I read an article from Quill and Quire today that talked about a new marketing category that has evolved – new adult fiction. It described how an author had trouble selling her book because it featured a protagonist in her 20s.
The article said that this presented trouble for publishers because YA conventionally deals with high-school age protagonists, while adult fiction generally features protagonists who have reached full adult maturity.
It made these works difficult to categorise… until somebody came up with a name for it.
My first novel is a coming of age story featuring protagonists who have recently entered adulthood. The arc of the protagonists is one which centres around the assumption of adult responsibility: finding a path, choosing sides in political conflict, learning to be a leader, to make priorities, building stable relationships.
I’d been calling it a young adult novel when I described it because, well because once you’ve written a book, marketing categories matter.
They matter because they will affect the metadata that goes along with the book. That metadata will in turn influence E-Marketplace recommendations and will determine where a book shows up when browsing.
They matter because book stores and libraries care about marketing categories. They matter because society, in general, implies certain assumptions about a book based on its category.
And that’s where things get difficult. Because the assumption might not be a correct one. Let’s take, for example, the division between Science Fiction and fantasy. Where would we place a book like Ecko Rising? The book starts off in a pretty standard near future / cyberpunkish vein, with a protagonist, augmented with cybernetics, fighting against the ruling corporate elite of a dystopian England.
And then the novel curves into left field as the character is suddenly and without explanation dropped into a fantasy setting with centaurs, wizards, warriors and a teleporting tavern.
The tension between the sci-fi protagonist’s expectations and the fantasy world he inhabits becomes a key element of the story. But what is it? Is it sci-fi or is it fantasy? This actually matters because science fiction and fantasy have distinct tropes and if a reader expects one set of tropes and suddenly gets another they may not be pleasantly surprised.
Now in this example, the subversion of expectations is handled elegantly by Ware, who allows the protagonist to voice the science fiction expectations only to find himself by turns frustrated and enthused by the differences between the expected world and the one he is in.
Of course some stories don’t have to actually pull a bait and switch to meander over genre lines. Look at any comic book: Power-armour clad scientists duking it out with gods carrying magic weapons; aliens and wizards collaborating; time travellers and mutants and mystical prophecies all jumbled together. There’s some very interesting and fertile ground for stories in the spaces between genres.
But how to sell them?
That’s been a perennial problem for comics, which have struggled against the idea that they are somehow “lower” artistically than other stories basically forever.

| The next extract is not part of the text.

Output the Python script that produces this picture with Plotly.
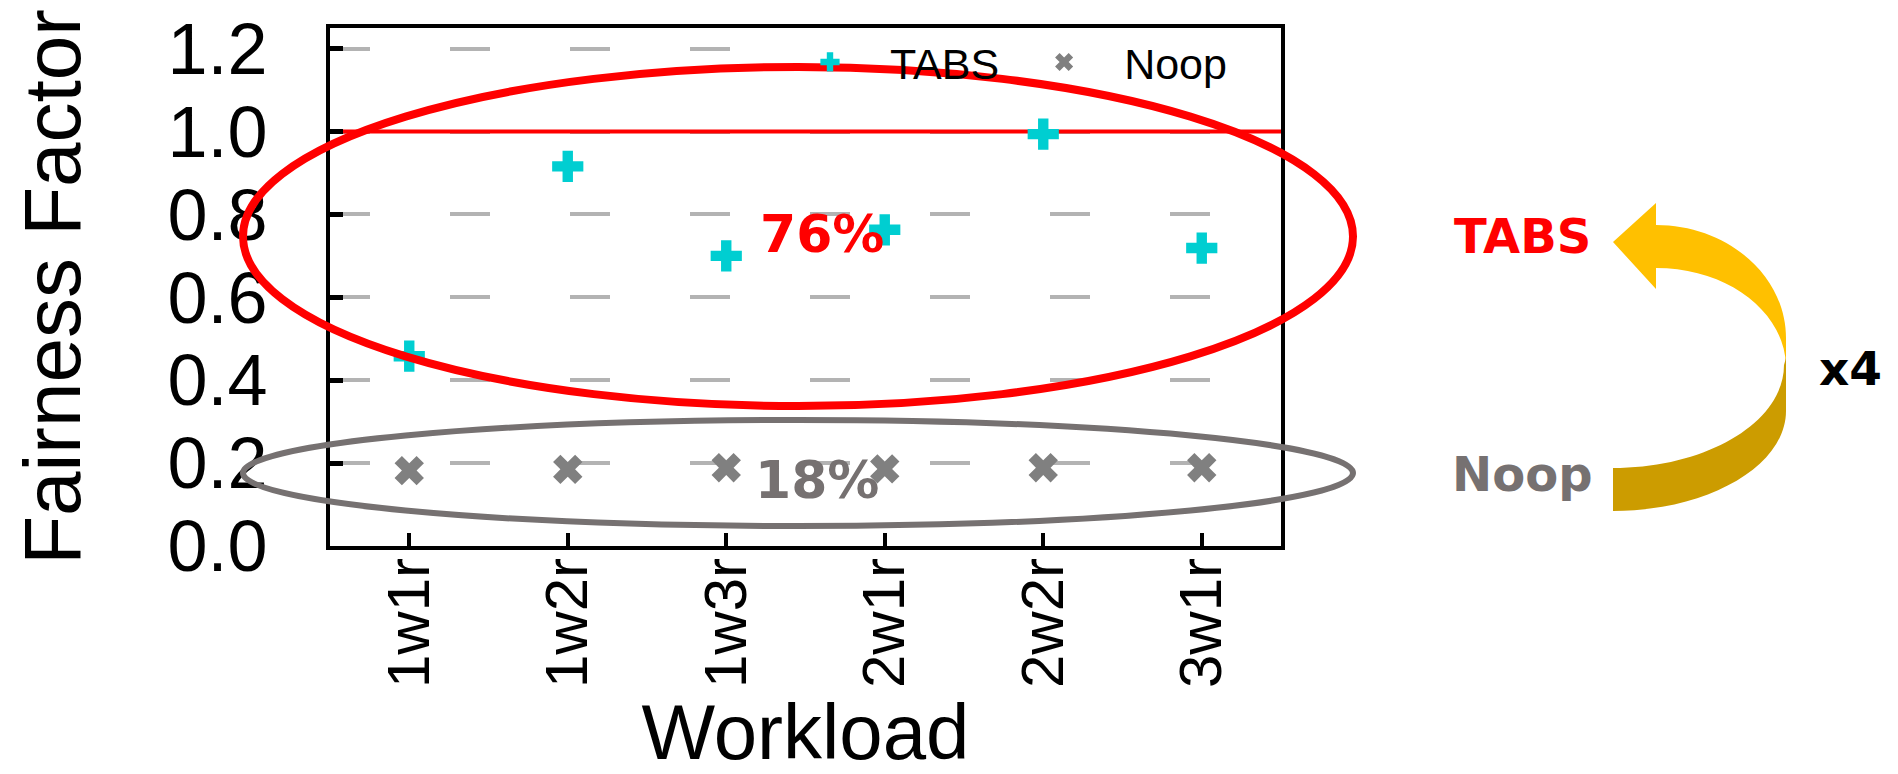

In the end, I think Quill and Quire gets it right. Authors will generally, eventually, find a home for good work. In time, no matter how hard it is to sell, somebody will probably at least give it a shot. If they do, and if they sell successfully, hey, voila a new marketing category is born.
And then everybody will be complaining about how many awful steampunk zombie mashup retellings of classic novels they keep seeing in their bookstores, no matter how bold the initial concept of something so bizarre might be.
So, I guess, I’d say this – write your story and write it well. Never, while writing, consider the marketing category. You can pigeonhole your book after you’ve finished it.
Because you will have to think about it. And that’s when it’s time to assemble your elevator pitch. But in the meantime don’t sweat it.